The reasons behind this trend are numerous, but a few key themes are important for HR professionals to understand. Presenting an environment in which these people can obtain the benefits they seek will also bring benefit to the company. Older workers bring with them a variety of important and unique skills.
Why people are working longer
The most obvious reason for working longer is financial benefit. Whether for good reasons or not, the regular income offered by employment is always desirable, and keeping out of the home – and busy – prevents it being spent. Delaying cessation of work also increases social security benefit allowance, creating a greater money pool for seniors when they do finally retire.
The flip side is where money is being used to stay afloat; this is a key area for HR advisers to be mindful. The negative effects of money-based stress were well established in a 2014 Northwestern University study; high blood pressure, depression, stress and overall worse health. HR functions should be keen to safeguard their employees, both for the benefit of the employee and for the productivity of your workforce.
The other main benefits are holistic. Continuing with work is a way to keep the mind sharp. When combined with the exemplary work ethic that older workers often exhibit, productivity can be pushed up.
Many companies are now proactively managing older workers to maximize their benefits. For example, Reuters report that Deloitte and account firm PKF O’Connor Davies offer bespoke career pathways for over 55s which encompass flexible working patterns. This is all in the pursuit of retaining skills.
The benefits to the business
These retained skills are why having a segment of older workers is a fantastic opportunity for businesses.
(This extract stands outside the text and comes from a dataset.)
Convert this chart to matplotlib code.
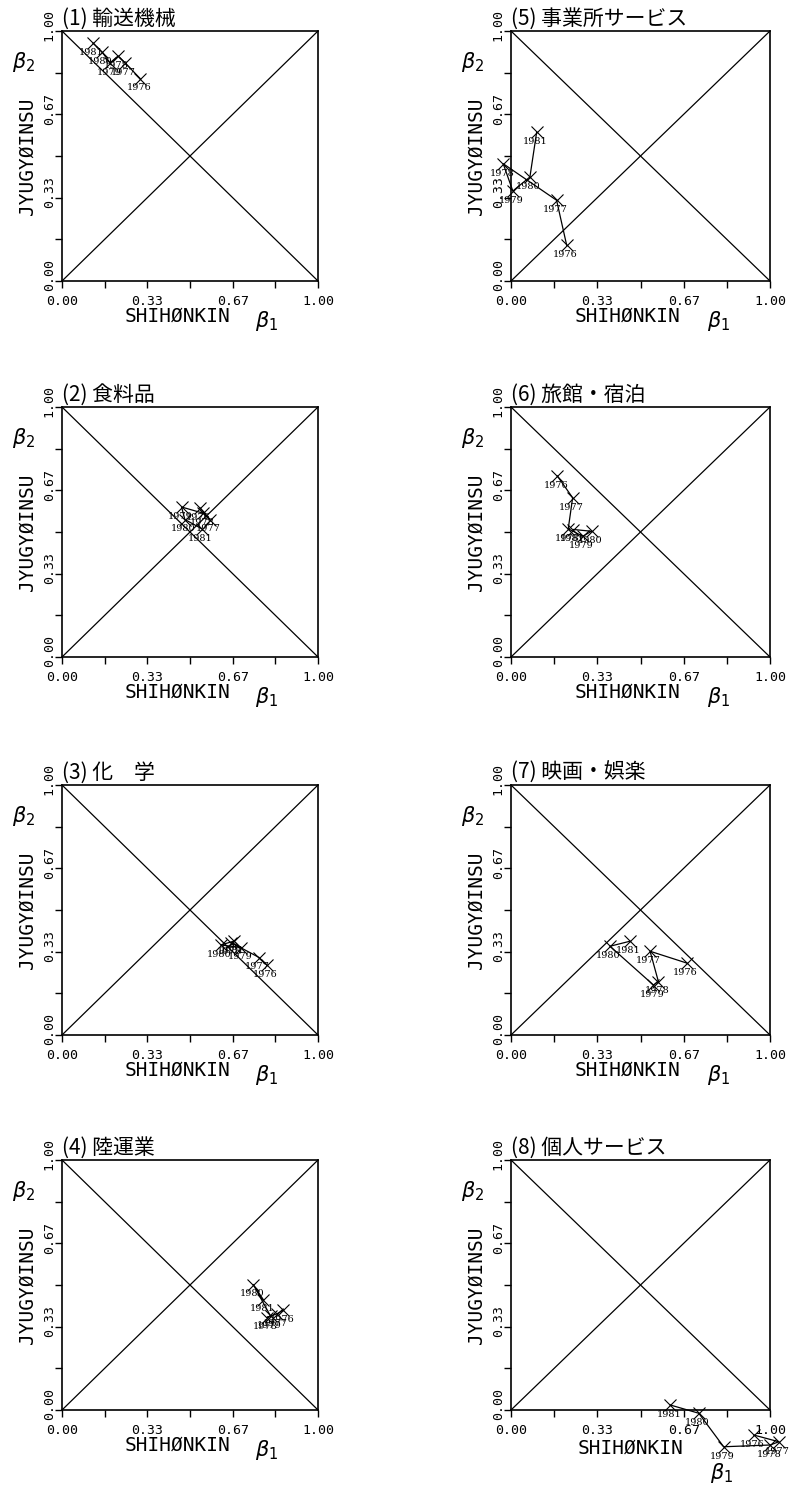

The experience and skills brought by having decades of on-the-job experience retained within a business cannot be underestimated. This will also filter down into the workforce.
According to business analyst Celinne de Costa, newer generations of workers are crying out for mentors, rather than managers or precisely crafted training programs.
Having savvy employees that have built up respect, experience and a sense of how the company ticks is an invaluable tool for ensuring the next generation through the door become productive workers. There is also a greater chance of retention from this manner of recruitment and training, offering benefits for the HR department and a few less headaches.
Older and senior workers are not a bad thing in the workplace.
They are often willing to continue working of their own volition, and offer a diverse range of skills that is often unique in an expanding or evolving workforce. Value their contributions and pay close attention in order to maintain your productive workplace.